Test the riskiest assumption first, not the whole product
Before an inventor commits money to tooling or a functional build, testing should target the single assumption most likely to sink the product. A cheap test that answers the biggest open question returns more than an expensive prototype that answers a question nobody was asking. That is the through-line of a prototype-testing report published by Enhance Innovations, a product development firm that has worked with independent inventors since 2010 from its office in Champlin, Minnesota.
The report reframes prototyping as a sequence of experiments rather than a single object. Each version exists to remove a specific unknown. Spending climbs as the unknowns shrink, so the cheapest tests belong at the front.
What testing actually means at each stage
Testing is not one activity. It splits into distinct questions, and each has its own cheapest possible test.
Does the shape work for a human hand and body?
Fit, reach, grip, and comfort can often be checked with a rough form study or a low-cost printed shell long before any working mechanism exists. Ergonomic problems found here cost a redraw, not a retooling.
Does the mechanism do what the inventor claims?
Function testing needs a works-like unit, and this is where costs rise. A functional test answers whether the core mechanism performs, and it should wait until the shape and the market questions are settled.
Will anyone pay for it?
Demand is the assumption inventors skip most often. Photorealistic renderings and a short animation can gather buyer reaction without a single physical part, which is why demand testing can precede functional testing rather than follow it.
Why virtual testing comes first
The report argues that renderings, a computer-aided design model, and optional animation now carry most early testing weight. An inventor can put a realistic image of a product in front of potential buyers, retail contacts, or a licensing prospect and learn whether interest exists, all before spending on molds or machined parts. Physical units become situational, scoped only when a specific unknown demands one.
This order also protects the patent position. The United States Patent and Trademark Office explains on its patent basics pages that public disclosure can start clocks that affect what remains patentable, so inventors benefit from understanding filing timing before they show a product widely. Testing plans and filing plans belong on the same calendar.
When a physical unit earns its cost
A physical prototype earns its place when a question cannot be answered any other way. Load-bearing parts, materials that must flex a set number of cycles, waterproofing, heat, and safety behavior are examples where a digital model only predicts and a physical unit confirms. Products aimed at regulated categories face extra scrutiny, and the Consumer Product Safety Commission publishes manufacturer guidance that shapes what those physical tests need to cover.

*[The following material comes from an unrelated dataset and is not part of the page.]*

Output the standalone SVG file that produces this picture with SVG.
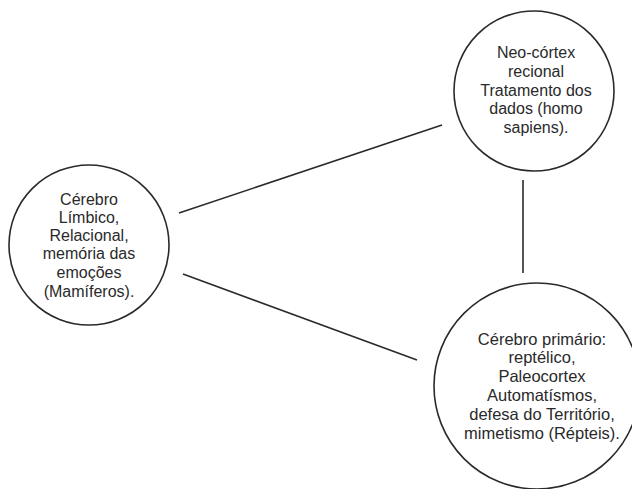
<svg xmlns="http://www.w3.org/2000/svg" width="632" height="489" viewBox="0 0 632 489">
<style>
.node circle{fill:none;stroke:#2a2a2a;stroke-width:1.6}
.node text{font-family:"Liberation Sans",Arial,sans-serif;font-size:16px;fill:#2a2a2a;text-anchor:middle}
#primario text{font-size:16.5px}
.edges line{stroke:#2a2a2a;stroke-width:1.6}
</style>
<rect width="632" height="489" fill="#fff"/>
<g class="edges">
<line x1="179" y1="213" x2="442" y2="125"/>
<line x1="183" y1="274" x2="417" y2="360"/>
<line x1="523" y1="180" x2="523" y2="273"/>
</g>
<g id="neo" class="node">
<circle cx="534" cy="91" r="80"/>
<text x="536" y="58">Neo-córtex</text>
<text x="536" y="77">recional</text>
<text x="536" y="96">Tratamento dos</text>
<text x="536" y="114">dados (homo</text>
<text x="536" y="133">sapiens).</text>
</g>
<g id="limbico" class="node">
<circle cx="89" cy="245" r="80"/>
<text x="89" y="205">Cérebro</text>
<text x="89" y="223">Límbico,</text>
<text x="89" y="241">Relacional,</text>
<text x="89" y="259">memória das</text>
<text x="89" y="278">emoções</text>
<text x="89" y="297">(Mamíferos).</text>
</g>
<g id="primario" class="node">
<circle cx="537" cy="386" r="103"/>
<text x="542" y="345">Cérebro primário:</text>
<text x="542" y="363">reptélico,</text>
<text x="542" y="382">Paleocortex</text>
<text x="542" y="401">Automatísmos,</text>
<text x="542" y="420">defesa do Território,</text>
<text x="542" y="439">mimetismo (Répteis).</text>
</g>
</svg>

Low-cost ways to test demand
Demand testing does not require a booth at a trade show or a manufactured sample. The report lists steps an inventor can run cheaply: showing renderings to people who match the target buyer and recording their unprompted reaction, describing the product to a retail contact and asking what shelf it would sit on, and watching whether interest holds once the price is mentioned. Each of these gathers signal before a physical unit exists. The value is in honesty, so the report warns against testing only on friends and family, whose reactions rarely predict a stranger’s purchase.
A sensible spending order
The report closes with a spending sequence that keeps the cheapest learning at the front. First, confirm the idea is worth pursuing with a patent search, since spending design money on something already patented wastes both. Second, test shape and demand virtually with renderings and, where useful, animation. Third, build a works-like unit only for the functions a digital model cannot verify. Fourth, move toward tooling once the earlier questions are closed. Skipping a rung does not save money, the report argues, it defers a question that returns later at a higher price.
Independent inventors working with limited budgets can find general small-business planning support through the Small Business Administration business guide, which covers the wider cost picture around bringing a product to market. The prototype-testing report from Enhance Innovations fits inside that picture as a way to keep early spending tied to real questions rather than to the urge to hold a finished object.
The point is not to avoid prototypes. It is to make each version pay for itself in learning. An inventor who tests in the right order reaches a licensing conversation or a manufacturing quote having spent money only where a cheaper test could not have reached.